Pertenecer para ser
Poco importa si hablamos de “la familia”, “la pareja”, “la clase media”, “los intelectuales”, “los cristianos”, “los antisistema”, “los veganos”, “los catalanes”, “los frikis” o “los marginados” –pertenecer a un grupo social supone un consuelo porque alivia al ser humano de una de sus mayores cargas: tener que definirse. Ante el misterio de la existencia, los grupos nos hacen sentir parte de algo mayor: nos dan un objetivo, y con ello, una identidad. Son el perfecto antídoto contra la soledad moral: mediante sus causas, sus aliados y sus enemigos, definimos nuestras opiniones y nuestra manera de actuar. Sentir que pertenecemos a un colectivo que comparte nuestras mismas ideas es condición necesaria en nuestro desarrollo como personas. Esto se hace particularmente evidente cuando conocemos a alguien y, para averiguar con quién estamos hablando, estudiamos los grupos a los que pertenece (su trabajo, sus aficiones, sus opiniones políticas, etc.).
Lamentablemente, el sentimiento de pertenencia se cobra un precio muy alto: nuestra libertad. Estamos tan obstinados con sentirnos aceptados por el resto que gustosamente renunciamos a nuestro propio criterio. Si analizamos aquellos aspectos que consideramos parte esencial de nuestra personalidad, descubriremos que en realidad sólo son plagios de comportamientos análogos que hemos visto en los demás.
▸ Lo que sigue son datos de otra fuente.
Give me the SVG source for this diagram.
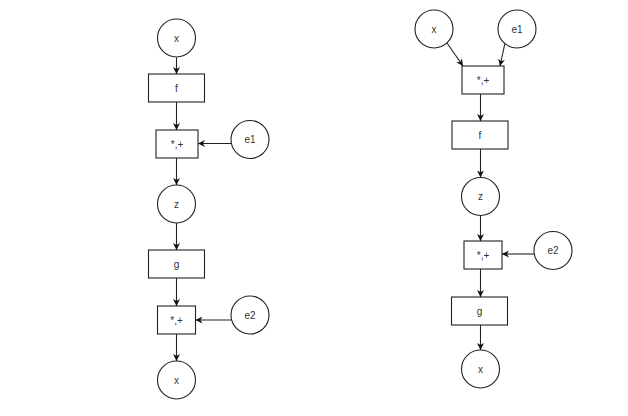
<svg xmlns="http://www.w3.org/2000/svg" width="628" height="416" viewBox="0 0 628 416">
<defs>
<style>
.n{fill:#fff;stroke:#222;stroke-width:1.1}
.t{font-family:"Liberation Sans",Arial,sans-serif;font-size:10px;fill:#333;text-anchor:middle;dominant-baseline:central}
.c{fill:none;stroke:#222;stroke-width:1.1;marker-end:url(#ah)}
</style>
<marker id="ah" viewBox="0 0 10 10" refX="10" refY="5" markerWidth="7" markerHeight="7" markerUnits="userSpaceOnUse" orient="auto">
<path d="M0,0 L10,5 L0,10 L3,5 Z" fill="#111"/>
</marker>
</defs>
<rect width="628" height="416" fill="#fff"/>
<g id="connectors">
<line class="c" x1="176.5" y1="57.5" x2="176.5" y2="74"/>
<line class="c" x1="176.5" y1="102" x2="176.5" y2="130"/>
<line class="c" x1="231" y1="143.5" x2="198" y2="143.5"/>
<line class="c" x1="176.5" y1="158" x2="176.5" y2="185"/>
<line class="c" x1="176.5" y1="223" x2="176.5" y2="250"/>
<line class="c" x1="176.5" y1="278" x2="176.5" y2="306"/>
<line class="c" x1="231" y1="320" x2="195.5" y2="320"/>
<line class="c" x1="176.5" y1="334" x2="176.5" y2="361"/>
<line class="c" x1="447" y1="43" x2="463" y2="66"/>
<line class="c" x1="505" y1="43" x2="500" y2="66"/>
<line class="c" x1="480.5" y1="94" x2="480.5" y2="121"/>
<line class="c" x1="480.5" y1="149" x2="480.5" y2="177.5"/>
<line class="c" x1="480.5" y1="215.5" x2="480.5" y2="241"/>
<line class="c" x1="534" y1="254" x2="502" y2="254"/>
<line class="c" x1="480.5" y1="269" x2="480.5" y2="297"/>
<line class="c" x1="480.5" y1="325" x2="480.5" y2="350"/>
</g>
<g id="L_x"><circle class="n" cx="176.5" cy="38" r="19"/><text class="t" x="176.5" y="38">x</text></g>
<g id="L_f"><rect class="n" x="148.5" y="74" width="56" height="28"/><text class="t" x="176.5" y="88">f</text></g>
<g id="L_op1"><rect class="n" x="156" y="130" width="42" height="28"/><text class="t" x="177" y="144">*,+</text></g>
<g id="L_e1"><circle class="n" cx="250" cy="139.5" r="19"/><text class="t" x="250" y="139.5">e1</text></g>
<g id="L_z"><circle class="n" cx="176.5" cy="204" r="19"/><text class="t" x="176.5" y="204">z</text></g>
<g id="L_g"><rect class="n" x="148.5" y="250" width="56" height="28"/><text class="t" x="176.5" y="264">g</text></g>
<g id="L_op2"><rect class="n" x="157.5" y="306" width="38" height="28"/><text class="t" x="176.5" y="320">*,+</text></g>
<g id="L_e2"><circle class="n" cx="250" cy="315" r="19"/><text class="t" x="250" y="315">e2</text></g>
<g id="L_x2"><circle class="n" cx="176.5" cy="380" r="19"/><text class="t" x="176.5" y="380">x</text></g>
<g id="R_x"><circle class="n" cx="434" cy="29" r="19"/><text class="t" x="434" y="29">x</text></g>
<g id="R_e1"><circle class="n" cx="517" cy="29" r="19"/><text class="t" x="517" y="29">e1</text></g>
<g id="R_op1"><rect class="n" x="462" y="66" width="42" height="28"/><text class="t" x="483" y="80">*,+</text></g>
<g id="R_f"><rect class="n" x="452" y="121" width="56" height="28"/><text class="t" x="480" y="135">f</text></g>
<g id="R_z"><circle class="n" cx="480.5" cy="196.5" r="19"/><text class="t" x="480.5" y="196.5">z</text></g>
<g id="R_op2"><rect class="n" x="464" y="241" width="38" height="28"/><text class="t" x="483" y="255">*,+</text></g>
<g id="R_e2"><circle class="n" cx="553" cy="250.5" r="19"/><text class="t" x="553" y="250.5">e2</text></g>
<g id="R_g"><rect class="n" x="451.5" y="297" width="56" height="28"/><text class="t" x="479.5" y="311">g</text></g>
<g id="R_x2"><circle class="n" cx="480.5" cy="369" r="19"/><text class="t" x="480.5" y="369">x</text></g>
</svg>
Nuestras inclinaciones políticas, nuestras aficiones, nuestra vestimenta, nuestro sentido del humor e incluso nuestras expresiones y nuestros gestos –todo aquello que consideramos “propio” lo hemos mimetizado de manera inconsciente observando a las personas que nos rodean.
¿Por qué necesitamos imitar?
Desde nuestra más tierna infancia buscamos la manera de ser aceptados por los demás. Sin darnos cuenta, en este empeño nos definimos a nosotros mismos. Al principio construimos nuestra identidad basándonos en el criterio de nuestros padres. Por ejemplo: si un día vemos a nuestro padre celebrando que ha ganado el Real Madrid, nos sentiremos atraídos por este equipo aunque ni siquiera sepamos nada sobre él –la necesidad de sentirnos aceptados por nuestro padre bastará para que sus ideas devengan máximas: «el Real Madrid es el mejor equipo del mundo».
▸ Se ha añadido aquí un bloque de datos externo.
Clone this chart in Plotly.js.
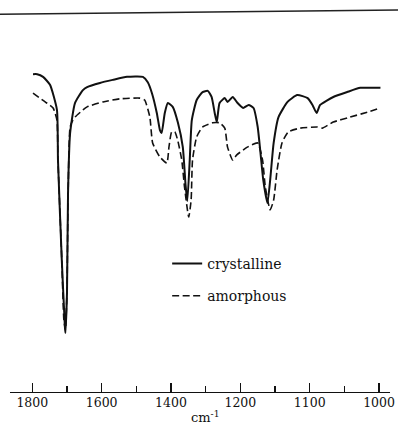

Con el tiempo las opiniones de nuestros padres se quedan obsoletas, pero no así lo hace nuestra necesidad de pertenencia. Durante la adolescencia, aunque todavía no tengamos suficiente criterio para pensar por nosotros mismos, ya no queremos seguir obedeciendo a las expectativas de nuestros progenitores. Nos sentimos distintos a ellos y queremos hacerlo patente; pero para eso necesitamos dar con una respuesta sencilla a una pregunta muy compleja: ¿quién soy? Aterrados por esta incerteza, reconstruimos nuestra identidad buscando nuevos referentes en nuestra propia generación: «soy swagger», «soy rapero», «soy moderno», pero también «soy normal». En última instancia, nuestro objetivo sigue siendo el mismo: que nos acepten; por ello imitamos a las personas que nos resultan interesantes con la esperanza de que crean que somos iguales.